* Given material
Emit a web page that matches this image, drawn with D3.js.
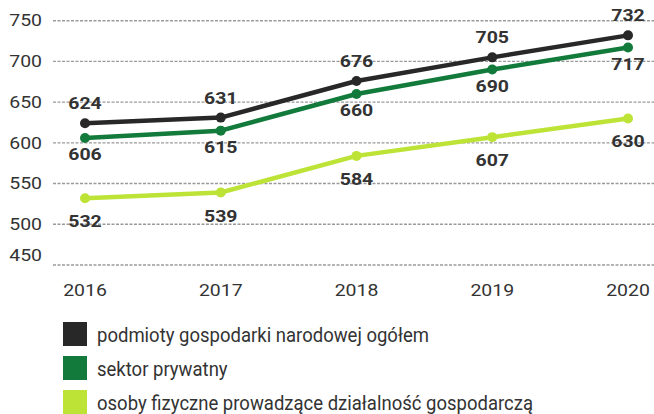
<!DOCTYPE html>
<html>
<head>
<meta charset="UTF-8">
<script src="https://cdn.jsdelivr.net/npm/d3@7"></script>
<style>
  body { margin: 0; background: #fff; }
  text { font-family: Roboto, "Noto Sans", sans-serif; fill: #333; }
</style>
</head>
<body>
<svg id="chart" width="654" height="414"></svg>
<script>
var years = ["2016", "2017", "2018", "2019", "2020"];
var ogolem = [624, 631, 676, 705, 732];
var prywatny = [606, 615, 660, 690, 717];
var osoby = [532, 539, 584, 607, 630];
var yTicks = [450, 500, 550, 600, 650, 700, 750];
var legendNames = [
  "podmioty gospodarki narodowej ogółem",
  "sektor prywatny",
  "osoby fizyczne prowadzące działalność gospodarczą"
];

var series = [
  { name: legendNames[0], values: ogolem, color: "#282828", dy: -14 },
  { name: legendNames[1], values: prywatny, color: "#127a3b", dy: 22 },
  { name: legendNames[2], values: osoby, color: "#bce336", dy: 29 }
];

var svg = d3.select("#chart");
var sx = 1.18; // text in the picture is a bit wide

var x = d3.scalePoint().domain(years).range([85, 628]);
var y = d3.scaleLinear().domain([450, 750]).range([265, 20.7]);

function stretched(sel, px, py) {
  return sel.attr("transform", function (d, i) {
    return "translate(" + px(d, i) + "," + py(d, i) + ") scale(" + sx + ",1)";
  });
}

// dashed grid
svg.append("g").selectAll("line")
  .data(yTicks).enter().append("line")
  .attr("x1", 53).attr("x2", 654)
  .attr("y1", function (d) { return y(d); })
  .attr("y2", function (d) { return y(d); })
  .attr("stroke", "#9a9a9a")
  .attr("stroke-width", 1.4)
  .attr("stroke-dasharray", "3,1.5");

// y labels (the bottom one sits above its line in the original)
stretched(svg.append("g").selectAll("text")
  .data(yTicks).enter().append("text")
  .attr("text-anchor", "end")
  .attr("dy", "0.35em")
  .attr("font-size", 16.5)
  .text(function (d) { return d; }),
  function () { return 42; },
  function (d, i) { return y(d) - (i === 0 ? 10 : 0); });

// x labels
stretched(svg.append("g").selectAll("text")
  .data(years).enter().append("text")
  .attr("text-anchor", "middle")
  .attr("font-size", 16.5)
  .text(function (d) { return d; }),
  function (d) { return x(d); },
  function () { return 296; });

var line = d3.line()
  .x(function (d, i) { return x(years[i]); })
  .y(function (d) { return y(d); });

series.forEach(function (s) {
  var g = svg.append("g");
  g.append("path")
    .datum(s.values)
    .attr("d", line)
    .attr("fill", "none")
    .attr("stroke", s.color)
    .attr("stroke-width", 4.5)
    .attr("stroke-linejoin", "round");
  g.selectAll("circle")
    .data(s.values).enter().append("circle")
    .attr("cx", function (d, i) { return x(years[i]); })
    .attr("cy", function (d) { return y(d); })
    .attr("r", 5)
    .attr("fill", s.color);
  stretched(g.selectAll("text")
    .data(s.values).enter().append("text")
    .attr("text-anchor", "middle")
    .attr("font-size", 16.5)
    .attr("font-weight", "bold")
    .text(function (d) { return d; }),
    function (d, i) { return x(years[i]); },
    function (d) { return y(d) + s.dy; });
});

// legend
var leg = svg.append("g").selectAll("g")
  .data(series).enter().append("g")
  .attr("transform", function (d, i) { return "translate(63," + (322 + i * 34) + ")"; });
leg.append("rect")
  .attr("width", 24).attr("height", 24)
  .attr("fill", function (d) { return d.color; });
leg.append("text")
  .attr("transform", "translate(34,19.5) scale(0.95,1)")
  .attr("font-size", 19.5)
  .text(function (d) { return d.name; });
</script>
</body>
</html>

* What the task requires
Copy nothing but the lines from the top of the material through the line holding "var sx = 1.18;", exactly as written; omit pictures.

* Answer
Emit a web page that matches this image, drawn with D3.js.
<!DOCTYPE html>
<html>
<head>
<meta charset="UTF-8">
<script src="https://cdn.jsdelivr.net/npm/d3@7"></script>
<style>
  body { margin: 0; background: #fff; }
  text { font-family: Roboto, "Noto Sans", sans-serif; fill: #333; }
</style>
</head>
<body>
<svg id="chart" width="654" height="414"></svg>
<script>
var years = ["2016", "2017", "2018", "2019", "2020"];
var ogolem = [624, 631, 676, 705, 732];
var prywatny = [606, 615, 660, 690, 717];
var osoby = [532, 539, 584, 607, 630];
var yTicks = [450, 500, 550, 600, 650, 700, 750];
var legendNames = [
  "podmioty gospodarki narodowej ogółem",
  "sektor prywatny",
  "osoby fizyczne prowadzące działalność gospodarczą"
];

var series = [
  { name: legendNames[0], values: ogolem, color: "#282828", dy: -14 },
  { name: legendNames[1], values: prywatny, color: "#127a3b", dy: 22 },
  { name: legendNames[2], values: osoby, color: "#bce336", dy: 29 }
];

var svg = d3.select("#chart");
var sx = 1.18; // text in the picture is a bit wide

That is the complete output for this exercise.